The aim of this project was to compile the photographic phytolith reference data base for comparative purposes and then apply the data base as an analytical tool on a Late Anglo-Saxon archaeological site located within a lowland heathland setting on the Southwest coast of Britain. Three British Isle habitats, agricultural grassland, lowland heathland, and an experimental agricultural field, were used
for the reference collection. Plants collected from these habitats in late autumn led to the compilation of a website that shows the plant’s phytoliths (httms://phynd.online). The website and phytolith soil analysis conducted at Wytch Farm were then combined to interpret a 1000-year-old soil build up overlying a late Anglo-Saxon saltern site. Other environmental proxies were integrated such
as: pollen analysis, geochemical analyses using portable x-ray florescence (pXRF), magnetic susceptibility to examine burning levels, soil pH and loss on ignition to examine the soil’s organic content. The combined analysis has led to methodological observations on the extraction of phytoliths from British native plants and an interpretation of the Wytch Farm soil build up and anthropogenic
use of the site.
An experiment was included to establish the link between plants growing above ground and phytoliths detected in the soil A horizon. This did not prove successful, and the results did not improve when pollen data was added. Most of the archaeological soil samples analysed contained single phytoliths in large numbers. However, the analysis suggested that identification to plant species through phytoliths is difficult because of a lack of multicelled phytoliths observed. The dry ashing process of the modern plants used for the reference data base showed that plants did produce multicells. The pXRF results showed that silica is present in the Wytch Farm soil, and therefore multicells should be present. A possible answer might be that weak bonds are formed within the multicells due
to low transpiration rates within a temperate climate zone. This means that post depositional taphonomic conditions account for the lack of multicelled forms preserved in the archaeological samples.

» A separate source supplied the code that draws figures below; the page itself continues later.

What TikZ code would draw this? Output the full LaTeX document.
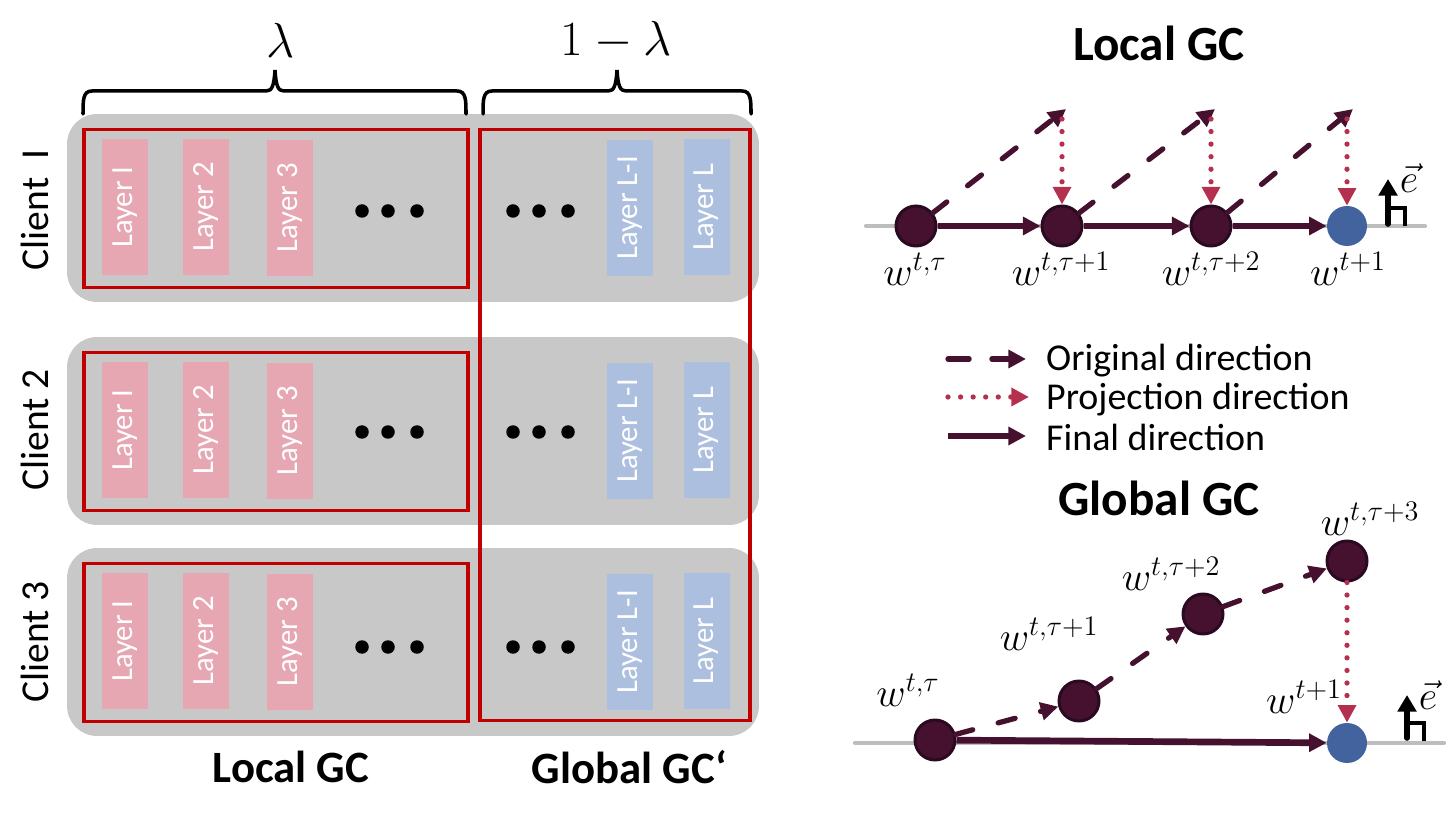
\RequirePackage{fix-cm}
\documentclass[tikz,border=0pt]{standalone}
\usepackage{amsmath}
\usepackage[no-math]{fontspec}
\setmainfont{Carlito}
\usetikzlibrary{arrows.meta}
\definecolor{panelgray}{HTML}{C8C8C8}
\definecolor{framered}{HTML}{C00000}
\definecolor{layerpink}{HTML}{E6A7B3}
\definecolor{layerblue}{HTML}{ADBFDE}
\definecolor{wine}{HTML}{45112F}
\definecolor{wineedge}{HTML}{2A0A20}
\definecolor{dotred}{HTML}{B5304F}
\definecolor{endblue}{HTML}{42639E}
\definecolor{axisgray}{HTML}{BDBDBD}

\begin{document}
\begin{tikzpicture}[x=0.02cm,y=-0.02cm,line cap=round,
		panel/.style={fill=panelgray,rounded corners=.6cm,minimum width=13.84cm,minimum height=3.76cm,inner sep=0},
		frame/.style={draw=framered,line width=2.2pt,line cap=butt,inner sep=0},
		layerbox/.style={rotate=90,text=white,minimum width=2.72cm,minimum height=.92cm,inner sep=0,font=\fontsize{17.5}{21}\selectfont},
		bullet/.style={circle,inner sep=0,minimum size=.27cm,fill},
		client/.style={rotate=90,font=\fontsize{22.5}{27}\selectfont},
		title/.style={font=\bfseries\fontsize{28}{32}\selectfont},
		caption/.style={font=\bfseries\fontsize{25.5}{30}\selectfont},
		wnode/.style={circle,draw=wineedge,fill=wine,line width=1.7pt,minimum size=.8cm,inner sep=0},
		endnode/.style={circle,fill=endblue,minimum size=.8cm,inner sep=0},
		wlabel/.style={font=\fontsize{23}{26}\selectfont},
		legend/.style={anchor=west,font=\fontsize{21.6}{24}\selectfont},
		axisline/.style={draw=axisgray,line width=2.4pt},
		original/.style={draw=wine,line width=3pt,dash pattern=on 10pt off 15pt,-{Triangle[length=10pt,width=10pt]}},
		projection/.style={draw=dotred,line width=3pt,dash pattern=on 0pt off 7.15pt,-{Triangle[length=10pt,width=10pt]}},
		final/.style={draw=wine,line width=3.8pt,line cap=butt,-{Triangle[length=10pt,width=10pt]}},
		normalarrow/.style={line width=3.2pt,-{Triangle[length=9.5pt,width=10.5pt]}},
		perpmark/.style={line width=1.8pt,line cap=butt}]
	\useasboundingbox (0,0) rectangle (1446,813);
	
	% clients
	\foreach \row/\off/\dotoff/\txtoff in {1/0/211/210,2/223/432/430,3/434/647/642}{
		\node[panel] (panel\row) at (413,208+\off) {};
		\node[frame,minimum width=7.69cm,minimum height=3.16cm] (local\row) at (276,208.5+\off) {};
		\node[client] (client\row) at (35,\txtoff) {Client \ifnum\row=1 \ I\else\row\fi};
		\foreach \X/\Y/\name/\txt in {125/207/a/Layer I,206/207/b/Layer 2,290/208/c/Layer 3}
			{\node[layerbox,fill=layerpink] (\name\row) at (\X,\Y+\off) {\txt};}
		\foreach \X/\Y/\name/\txt in {630/208/d/Layer L-I,706.5/207/e/Layer L}
			{\node[layerbox,fill=layerblue] (\name\row) at (\X,\Y+\off) {\txt};}
		\foreach \X in {362,388,417,513,539,568}
			{\node[bullet] (dot\row\X) at (\X,\dotoff) {};}
	}
	\node[frame,minimum width=5.4cm,minimum height=11.82cm] (global) at (615,425) {};
	
	% braces
	\foreach \L/\M/\R in {83/275/466,483/617/751}
		{\draw[line width=2pt] (\L,114) .. controls (\L,100) and (\L,91) .. (\L+9,91) -- (\M-9,91)
			.. controls (\M-3,91) and (\M-1,86) .. (\M,70) .. controls (\M+1,86) and (\M+3,91) .. (\M+9,91)
			-- (\R-9,91) .. controls (\R,91) and (\R,100) .. (\R,114);}
	\node[font=\fontsize{28}{32}\selectfont] (lam) at (281,40) {$\lambda$};
	\node[font=\fontsize{28}{32}\selectfont] (lamc) at (616,40) {$1-\lambda$};
	\node[caption] (capl) at (291,767) {Local GC};
	\node[caption] (capg) at (629,767) {Global GC`};
	
	% local GC
	\node[title] (titlel) at (1159,43) {Local GC};
	\draw[axisline] (866,226) -- (1425,226);
	\node[wnode] (l1) at (916,226) {};
	\node[wnode] (l2) at (1062,226) {};
	\node[wnode] (l3) at (1211,226) {};
	\node[endnode] (l4) at (1347,226) {};
	\coordinate (ta) at (1066,109);
	\coordinate (tb) at (1215,109);
	\coordinate (tc) at (1353,109);
	\coordinate (pa) at (1062,119);
	\coordinate (pb) at (1211,119);
	\coordinate (pc) at (1347,119);
	\draw[original] (l1) -- (ta);
	\draw[original] (l2) -- (tb);
	\draw[original] (l3) -- (tc);
	\draw[projection] (pa) -- (l2);
	\draw[projection] (pb) -- (l3);
	\draw[projection] (pc) -- (l4);
	\draw[final] (l1) -- (l2);
	\draw[final] (l2) -- (l3);
	\draw[final] (l3) -- (l4);
	\node[wlabel] (wl1) at (915,269) {$w^{t,\tau}$};
	\node[wlabel] (wl2) at (1061,269) {$w^{t,\tau+1}$};
	\node[wlabel] (wl3) at (1211,269) {$w^{t,\tau+2}$};
	\node[wlabel] (wl4) at (1348,269) {$w^{t+1}$};
	\coordinate (ea) at (1388,224);
	\coordinate (eb) at (1388,179);
	\draw[normalarrow] (ea) -- (eb);
	\draw[perpmark] (1388,208) -- (1405,208) -- (1405,226);
	\node[wlabel] (el) at (1409,178) {$\vec{e}$};
	
	% legend
	\coordinate (ka) at (948,359);
	\coordinate (kb) at (1026,359);
	\coordinate (kc) at (948,397);
	\coordinate (kd) at (1029,397);
	\coordinate (ke) at (948,436);
	\coordinate (kf) at (1026,436);
	\draw[original,dash pattern=on 12pt off 13pt] (ka) -- (kb);
	\draw[projection] (kc) -- (kd);
	\draw[final] (ke) -- (kf);
	\node[legend] (ko) at (1040,361) {Original direction};
	\node[legend] (kp) at (1040,400) {Projection direction};
	\node[legend] (kq) at (1040,437) {Final direction};
	
	% global GC
	\node[title] (titleg) at (1159,498) {Global GC};
	\draw[axisline] (855,743) -- (1444,743);
	\node[wnode] (g1) at (935,740) {};
	\node[wnode] (g2) at (1079,701) {};
	\node[wnode] (g3) at (1203,614) {};
	\node[wnode] (g4) at (1347,561) {};
	\node[endnode] (g5) at (1347,743) {};
	\draw[original] (g1) -- (g2);
	\draw[original] (g2) -- (g3);
	\draw[original] (g3) -- (g4);
	\draw[projection] (g4) -- (g5);
	\draw[final] (g1) -- (g5);
	\node[wlabel] (wg1) at (908,690) {$w^{t,\tau}$};
	\node[wlabel] (wg2) at (1049,634) {$w^{t,\tau+1}$};
	\node[wlabel] (wg3) at (1171,574) {$w^{t,\tau+2}$};
	\node[wlabel] (wg4) at (1370,519) {$w^{t,\tau+3}$};
	\node[wlabel] (wg5) at (1304,697) {$w^{t+1}$};
	\coordinate (ec) at (1407,738);
	\coordinate (ed) at (1407,695);
	\draw[normalarrow] (ec) -- (ed);
	\draw[perpmark] (1407,723) -- (1424,723) -- (1424,741);
	\node[wlabel] (eg) at (1428,695) {$\vec{e}$};
\end{tikzpicture}
\end{document}
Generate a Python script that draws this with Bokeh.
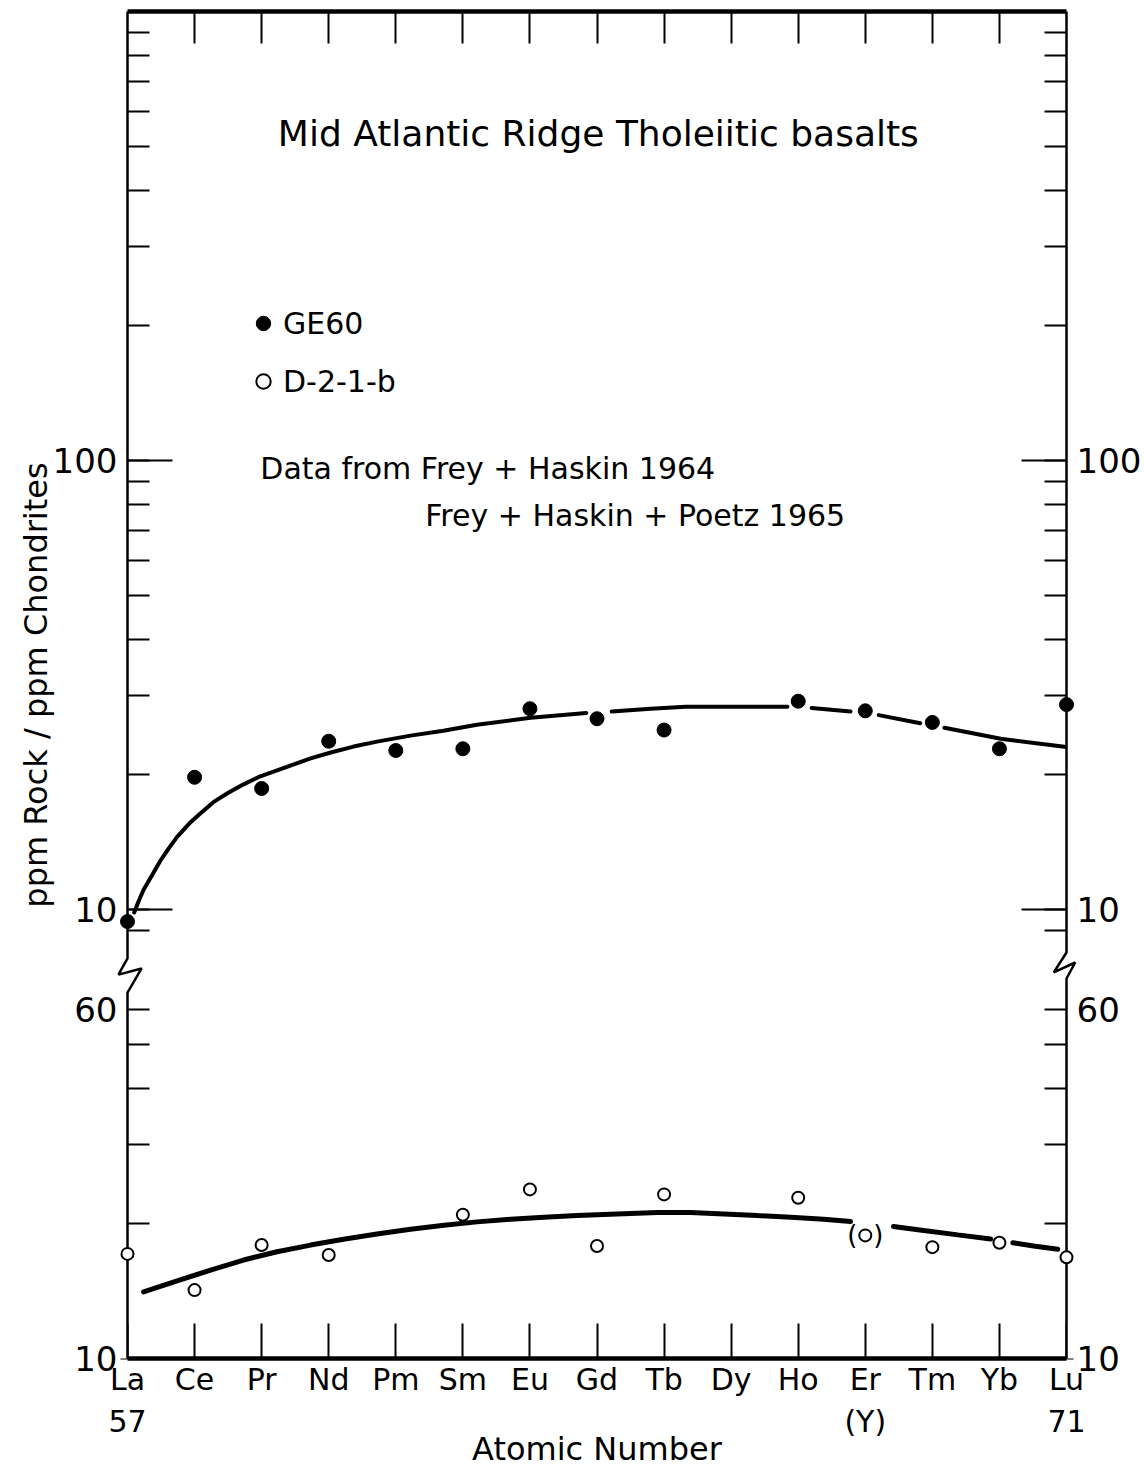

At the Wytch Farm site the application of single phytolith counts over time and through different contexts (core samples and micromorphology subsamples) together with the other proxies pointed to a site that since late Anglo-Saxon times has been used for agricultural and industry related activities (salt production and metal working) and did not revert back to a lower heathland landscape over that 1000-year time period. Agricultural practices that could be inferred were grazing, cereal production and possible burning of stubble fields. There was clear indication for a water edge clearing event right at the start of the saltern production site and the presence of repeated flooding events for the lowest soil strata. A rise in burnt phytoliths in certain areas together with the magnetic
susceptibility results seems to indicate areas with high temperature burning processes.